Quantifying Artifacts over Time: Interval Estimation of a Poisson Distribution using the Jeffreys Prior

TL;DR

This paper introduces a simulation-based method to estimate artifact quantities over time using a Poisson model with Jeffreys prior, providing credible intervals with minimal assumptions, demonstrated on Roman coinage data.

Contribution

It presents a novel simulation approach for interval estimation of artifact counts over time using a Poisson model with Jeffreys prior, applicable with minimal assumptions.

Findings

Effective estimation of artifact abundance over time.

Credible intervals established with minimal assumptions.

Application to Roman coinage data demonstrates practical utility.

Abstract

This article presents a new method for estimating the amount of an artifact class in use at a given moment in the past from a random assemblage of archaeological finds. This method is based on the use of simulation, since an analytical solution is computationally impractical.
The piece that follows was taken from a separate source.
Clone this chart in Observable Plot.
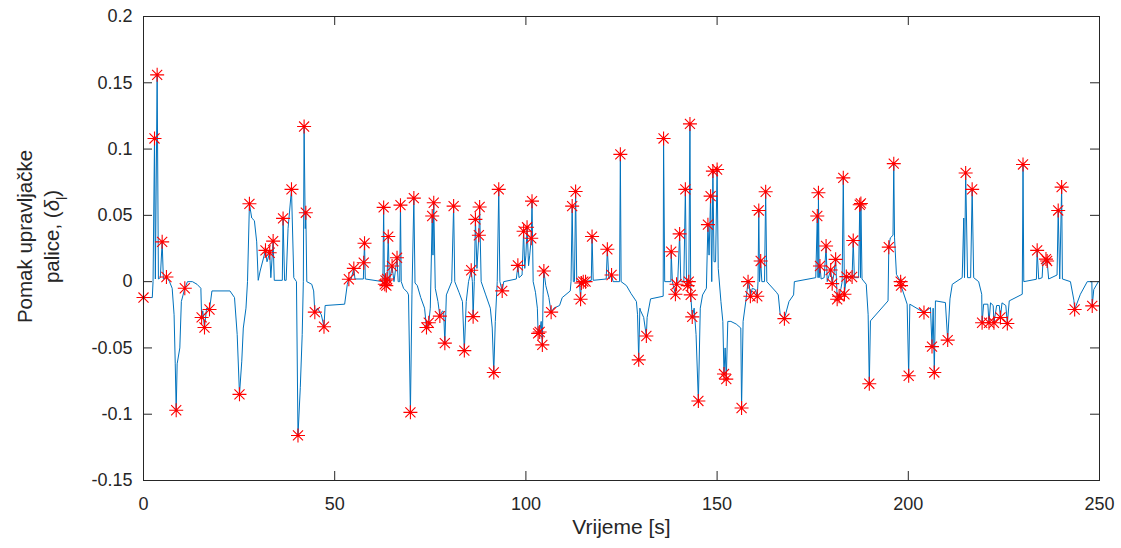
<!DOCTYPE html>
<html><head><meta charset="utf-8">
<script src="https://cdn.jsdelivr.net/npm/d3@7"></script>
<script src="https://cdn.jsdelivr.net/npm/@observablehq/plot@0.6"></script>
<style>html,body{margin:0;padding:0;background:#fff} #chart svg{display:block}</style>
</head><body><div id="chart"></div>
<script>
// Stick deflection signal [time s, deflection]
const signal = [
[0,-0.012],[2.3,-0.012],[2.5,0],[2.88,0.108],[3.1,0.002],[3.57,0.156],[3.9,0.002],[4.4,0.003],[4.88,0.030],[5.2,0.002],[6.0,0.0035],[6.8,0],[7.5,-0.005],[8.0,-0.025],[8.3,-0.062],[8.55,-0.097],[8.8,-0.062],[9.5,-0.05],[9.9,-0.015],[10.8,-0.005],[11.5,0],[12.8,0],[14.0,-0.002],[15.0,-0.005],[15.2,-0.027],[15.5,-0.022],[15.95,-0.0346],[16.5,-0.02],[17.26,-0.021],[17.9,-0.007],[22.6,-0.007],[23.8,-0.012],[24.5,-0.04],[25.1,-0.085],[25.7,-0.06],[26.1,-0.035],[26.8,-0.02],[27.2,0],[27.7,0.0587],[28.3,0.048],[29.0,0.046],[29.6,0.03],[30.0,0.001],[30.5,0.008],[31.9,0.0236],[32.3,0.015],[33.0,0.0218],[33.3,0.003],[33.9,0.0306],[34.2,0.001],[36.3,0.001],[36.5,0.0477],[36.9,0.001],[37.3,0.001],[37.8,0.04],[38.7,0.0696],[39.3,0.003],[40.0,0],[40.4,-0.116],[41.0,-0.08],[41.5,-0.04],[41.8,0],[42.0,0.117],[42.3,0.04],[42.45,0.052],[42.7,0],[44.0,-0.002],[44.5,-0.007],[44.8,-0.023],[45.5,-0.02],[46.5,-0.025],[47.2,-0.034],[47.5,-0.018],[52.6,-0.017],[53.3,-0.002],[53.7,0.0018],[54.3,0.002],[55.0,0.010],[55.3,0.002],[57.5,0.002],[57.6,0.0143],[57.8,0.029],[58.0,0.002],[62.6,0],[62.8,0.056],[63.0,0],[63.1,-0.002],[63.3,0.001],[63.5,-0.003],[63.7,0.002],[64.0,0.034],[64.3,0],[65.0,0.0118],[65.5,0],[66.3,0.018],[66.6,0],[67.0,0],[67.2,0.0577],[67.4,0],[68.0,-0.005],[69.0,-0.008],[69.3,-0.01],[69.8,-0.0986],[70.2,-0.01],[70.7,0.063],[71.0,-0.001],[71.6,-0.003],[72.5,-0.012],[73.5,-0.02],[74.0,-0.0346],[74.6,-0.031],[75.0,-0.02],[75.5,0.0495],[75.7,0.02],[75.9,0.0595],[76.3,-0.005],[77.0,-0.015],[77.5,-0.026],[78.2,-0.022],[78.5,-0.023],[78.8,-0.0464],[79.2,-0.01],[80.6,0],[81.1,0.057],[81.4,0],[82.5,-0.008],[83.4,-0.015],[83.9,-0.052],[84.4,-0.015],[85.0,0],[85.7,0.0086],[86.0,0],[86.2,-0.0264],[86.5,0],[86.8,0.047],[87.2,0.01],[87.7,0.035],[87.9,0.0563],[88.3,0],[89.5,-0.01],[90.7,-0.02],[91.2,-0.035],[91.6,-0.0685],[92.0,-0.03],[92.5,0],[92.9,0.0696],[93.2,0],[93.8,-0.007],[94.2,0],[97.5,0.002],[97.9,0.0123],[98.2,0.003],[99.0,0.005],[99.4,0.038],[99.7,0.01],[100.0,0.02],[100.3,0.041],[100.7,0.012],[101.0,0.02],[101.4,0.0327],[101.6,0.0607],[101.9,0],[102.5,-0.008],[103.0,-0.02],[103.2,-0.039],[103.4,-0.036],[103.6,-0.038],[104.0,-0.03],[104.3,-0.0477],[104.5,-0.01],[104.7,0.008],[105.2,-0.003],[106.0,-0.012],[106.6,-0.023],[107.3,-0.02],[108.8,-0.018],[109.5,-0.012],[111.6,-0.007],[111.8,0],[112.1,0.057],[112.4,0],[112.7,0],[113.0,0.068],[113.3,0],[114.0,0],[114.3,-0.0133],[114.5,-0.001],[115.0,0],[115.6,0],[117.1,0.001],[117.3,0.034],[117.6,0.001],[121.0,0.002],[121.3,0.0244],[121.7,0.002],[122.4,0.005],[122.8,0],[124.5,0],[124.7,0.096],[124.9,0],[126.3,-0.003],[127.5,-0.009],[128.9,-0.015],[129.2,-0.025],[129.5,-0.059],[129.8,-0.02],[130.0,-0.022],[130.8,-0.027],[131.5,-0.041],[131.7,-0.027],[132.6,-0.013],[135.9,-0.011],[136.0,0.108],[136.3,0],[137.9,0],[138.0,0.0226],[138.3,0],[139.1,-0.0095],[139.4,-0.002],[139.7,0],[140.2,0.036],[140.5,0],[141.3,0],[141.7,0.0696],[142.0,0],[142.3,-0.003],[142.6,0],[142.9,0.119],[143.1,-0.01],[143.5,-0.0266],[144.0,-0.02],[144.5,-0.04],[145.1,-0.09],[145.6,-0.02],[146.2,-0.01],[147.2,-0.005],[147.4,0.02],[147.6,0.043],[147.9,0.02],[148.3,0.0645],[148.6,0],[148.9,0.0834],[149.2,0.015],[149.6,0.015],[150.0,0.0846],[150.3,0.01],[151.0,-0.015],[151.5,-0.03],[151.8,-0.0697],[152.1,-0.05],[152.4,-0.0735],[152.8,-0.03],[153.6,-0.03],[155.0,-0.032],[156.2,-0.035],[156.4,-0.0953],[156.8,-0.03],[157.5,-0.015],[158.1,0],[158.4,-0.002],[158.7,-0.011],[159.2,-0.005],[160.0,-0.006],[160.5,-0.011],[160.7,0],[160.9,0.0537],[161.1,0],[161.4,0.0156],[161.7,0],[162.4,0],[162.7,0.0678],[163.0,0],[165.5,-0.008],[166.0,-0.01],[166.5,-0.025],[167.6,-0.0279],[168.8,-0.015],[170.0,-0.01],[170.2,0],[175.8,0.003],[176.2,0.0495],[176.4,0.003],[176.5,0.067],[176.7,0.003],[176.9,0.0118],[177.2,0.002],[178.0,0.003],[178.5,0.0269],[178.8,0],[179.7,0.0088],[180.1,-0.0015],[180.5,0.005],[181.0,0.0168],[181.3,-0.005],[181.4,-0.0133],[181.9,-0.011],[182.4,-0.005],[182.7,0],[183.0,0.0783],[183.3,-0.0095],[183.8,0.0038],[184.5,0.003],[185.3,0.0035],[185.6,0.031],[185.9,0.003],[187.0,0.003],[187.3,0.058],[187.5,0.003],[187.6,0.059],[187.9,0.002],[189.0,-0.002],[189.5,-0.025],[189.8,-0.077],[190.1,-0.0296],[194.7,-0.0145],[194.9,0.026],[195.3,0.033],[196.0,0.035],[196.2,0.089],[196.4,0.033],[196.9,0.0055],[198.0,0],[198.1,-0.003],[199.7,-0.017],[200.1,-0.071],[200.4,-0.017],[204.1,-0.0233],[205.8,-0.0196],[206.2,-0.049],[206.5,-0.02],[206.8,-0.0685],[207.1,-0.0145],[209.7,-0.0158],[210.3,-0.0441],[210.9,-0.013],[211.5,-0.002],[214.1,0.003],[214.5,0.048],[214.7,0.003],[215.0,0.082],[215.5,0.003],[216.3,0.003],[216.7,0.0696],[217.1,0.003],[218.4,0],[219.2,-0.0095],[219.3,-0.031],[219.7,-0.017],[220.8,-0.017],[221.1,-0.031],[221.5,-0.016],[222.2,-0.018],[222.4,-0.031],[223.1,-0.018],[223.8,-0.018],[224.1,-0.027],[224.5,-0.016],[225.5,-0.018],[225.9,-0.0316],[226.4,-0.0145],[229.8,-0.0095],[230.0,0.0884],[230.2,0],[233.5,0.0018],[233.7,0.0236],[234.1,0.002],[235.0,0.003],[235.2,0.014],[236.0,0.017],[236.3,0.0156],[236.7,0.002],[238.9,0.005],[239.2,0.0537],[239.6,0.002],[240.1,0.0713],[240.3,0.002],[242.4,0],[243.3,-0.014],[243.5,-0.021],[245.0,-0.0095],[246.8,0],[248.0,0],[248.1,-0.0183],[248.5,-0.006],[249.7,0]
];

// Detected extrema [time s, deflection]
const peaks = [
[0,-0.012],[2.88,0.108],[3.57,0.156],[4.88,0.030],[6.0,0.0035],[8.55,-0.097],[10.8,-0.005],[15.2,-0.027],[15.95,-0.0346],[17.26,-0.021],[25.1,-0.085],[27.7,0.0587],[31.9,0.0236],[33.0,0.0218],[33.9,0.0306],[36.5,0.0477],[38.7,0.0696],[40.4,-0.116],[42.0,0.117],[42.45,0.052],[44.8,-0.023],[47.2,-0.034],[53.7,0.0018],[55.0,0.010],[57.6,0.0143],[57.8,0.029],[62.8,0.056],[63.1,-0.002],[63.3,0.001],[63.5,-0.003],[63.7,0.002],[64.0,0.034],[65.0,0.0118],[66.3,0.018],[67.2,0.0577],[69.8,-0.0986],[70.7,0.063],[74.0,-0.0346],[74.6,-0.031],[75.5,0.0495],[75.9,0.0595],[77.5,-0.026],[78.8,-0.0464],[81.1,0.057],[83.9,-0.052],[85.7,0.0086],[86.2,-0.0264],[86.8,0.047],[87.7,0.035],[87.9,0.0563],[91.6,-0.0685],[92.9,0.0696],[93.8,-0.007],[97.9,0.0123],[99.4,0.038],[100.3,0.041],[101.4,0.0327],[101.6,0.0607],[103.2,-0.039],[103.6,-0.038],[104.3,-0.0477],[104.7,0.008],[106.6,-0.023],[112.1,0.057],[113.0,0.068],[114.3,-0.0133],[114.5,-0.001],[115.0,0],[115.6,0],[117.3,0.034],[121.3,0.0244],[122.4,0.005],[124.7,0.096],[129.5,-0.059],[131.5,-0.041],[136.0,0.108],[138.0,0.0226],[139.1,-0.0095],[139.4,-0.002],[140.2,0.036],[141.7,0.0696],[142.3,-0.003],[142.6,0],[142.9,0.119],[143.1,-0.01],[143.5,-0.0266],[145.1,-0.09],[147.6,0.043],[148.3,0.0645],[148.9,0.0834],[150.0,0.0846],[151.8,-0.0697],[152.4,-0.0735],[156.4,-0.0953],[158.1,0],[158.7,-0.011],[160.5,-0.011],[160.9,0.0537],[161.4,0.0156],[162.7,0.0678],[167.6,-0.0279],[176.2,0.0495],[176.5,0.067],[176.9,0.0118],[178.5,0.0269],[179.7,0.0088],[180.1,-0.0015],[181.0,0.0168],[181.4,-0.0133],[181.9,-0.011],[183.0,0.0783],[183.3,-0.0095],[183.8,0.0038],[185.3,0.0035],[185.6,0.031],[187.3,0.058],[187.6,0.059],[189.8,-0.077],[194.9,0.026],[196.2,0.089],[198.0,0],[198.1,-0.003],[200.1,-0.071],[204.1,-0.0233],[206.2,-0.049],[206.8,-0.0685],[210.3,-0.0441],[215.0,0.082],[216.7,0.0696],[219.3,-0.031],[221.1,-0.031],[222.4,-0.031],[224.1,-0.027],[225.9,-0.0316],[230.0,0.0884],[233.7,0.0236],[236.0,0.017],[236.3,0.0156],[239.2,0.0537],[240.1,0.0713],[243.5,-0.021],[248.1,-0.0183]
];

const xTicks = [0, 50, 100, 150, 200, 250];
const xTickLabels = ["0", "50", "100", "150", "200", "250"];
const yTicks = [-0.15, -0.1, -0.05, 0, 0.05, 0.1, 0.15, 0.2];
const yTickLabels = ["-0.15", "-0.1", "-0.05", "0", "0.05", "0.1", "0.15", "0.2"];
const xLabel = "Vrijeme [s]";
const yLabel = "Pomak upravljačke\npalice, (δl)";

const W = 1121, H = 548;
const mL = 143, mR = 22, mT = 16, mB = 68;
const plotW = W - mL - mR, plotH = H - mT - mB;
const tickLen = 9;
const axisColor = "#262626";

// MATLAB-style '*' marker (plus + times)
const matlabStar = {
  draw(ctx, size) {
    const r = Math.sqrt(size / Math.PI);
    const d = r * 0.72;
    ctx.moveTo(-r, 0); ctx.lineTo(r, 0);
    ctx.moveTo(0, -r); ctx.lineTo(0, r);
    ctx.moveTo(-d, -d); ctx.lineTo(d, d);
    ctx.moveTo(-d, d); ctx.lineTo(d, -d);
  }
};

const chart = Plot.plot({
  width: W, height: H,
  marginLeft: mL, marginRight: mR, marginTop: mT, marginBottom: mB,
  style: {fontFamily: "'Liberation Sans', Arial, Helvetica, sans-serif", color: axisColor, background: "#fff"},
  x: {domain: [0, 250]},
  y: {domain: [-0.15, 0.2]},
  marks: [
    Plot.line(signal, {x: d => d[0], y: d => d[1], stroke: "#0072BD", strokeWidth: 1, curve: "linear"}),
    Plot.dot(peaks, {x: d => d[0], y: d => d[1], symbol: matlabStar, r: 7, stroke: "#ff0000", fill: "none", strokeWidth: 1.1}),
    Plot.frame({stroke: axisColor, strokeWidth: 1}),
    Plot.tickX(xTicks, {x: d => d, insetTop: plotH - tickLen, stroke: axisColor}),
    Plot.tickX(xTicks, {x: d => d, insetBottom: plotH - tickLen, stroke: axisColor}),
    Plot.tickY(yTicks, {y: d => d, insetRight: plotW - tickLen, stroke: axisColor}),
    Plot.tickY(yTicks, {y: d => d, insetLeft: plotW - tickLen, stroke: axisColor}),
    Plot.axisX(xTicks, {tickSize: 0, tickPadding: 17, fontSize: 18, label: null, tickFormat: d => xTickLabels[xTicks.indexOf(d)]}),
    Plot.axisY(yTicks, {tickSize: 0, tickPadding: 11, fontSize: 18, label: null, tickFormat: d => yTickLabels[yTicks.indexOf(d)]}),
    Plot.text([xLabel], {frameAnchor: "bottom", dy: 53, text: d => d, fontSize: 21, fill: axisColor, textAnchor: "middle"}),
    Plot.text([yLabel], {frameAnchor: "left", dx: -106.5, dy: -12, rotate: -90, text: d => d, fontSize: 20.5, lineHeight: 1.32, fill: axisColor, textAnchor: "middle"})
  ]
});

document.getElementById("chart").appendChild(chart);

// italic delta with subscript l in the y label
chart.querySelectorAll("tspan, text").forEach(n => {
  if (n.childNodes.length === 1 && n.firstChild.nodeType === 3 && n.textContent.includes("(δl)")) {
    const ns = "http://www.w3.org/2000/svg";
    const txt = n.textContent;
    const idx = txt.indexOf("δl");
    n.textContent = txt.slice(0, idx);
    const delta = document.createElementNS(ns, "tspan");
    delta.setAttribute("font-style", "italic");
    delta.textContent = "δ";
    const sub = document.createElementNS(ns, "tspan");
    sub.setAttribute("baseline-shift", "sub");
    sub.setAttribute("font-size", "70%");
    sub.textContent = "l";
    n.appendChild(delta);
    n.appendChild(sub);
    n.appendChild(document.createTextNode(txt.slice(idx + 2)));
  }
});
</script>
</body></html>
Estimating the number of artifacts in use at any time $t$ is shown to follow a Poisson distribution, which allows for credible intervals to be established using the Jeffreys prior. This estimator works from minimal assumptions about the dating and duration of finds, as well as the intensity of collection, and is applied to coinage from four Roman-period sites excavated by the Roman Peasant Project (2009-2014). The result provides for an estimation of the abundance of material according to an interval of certainty.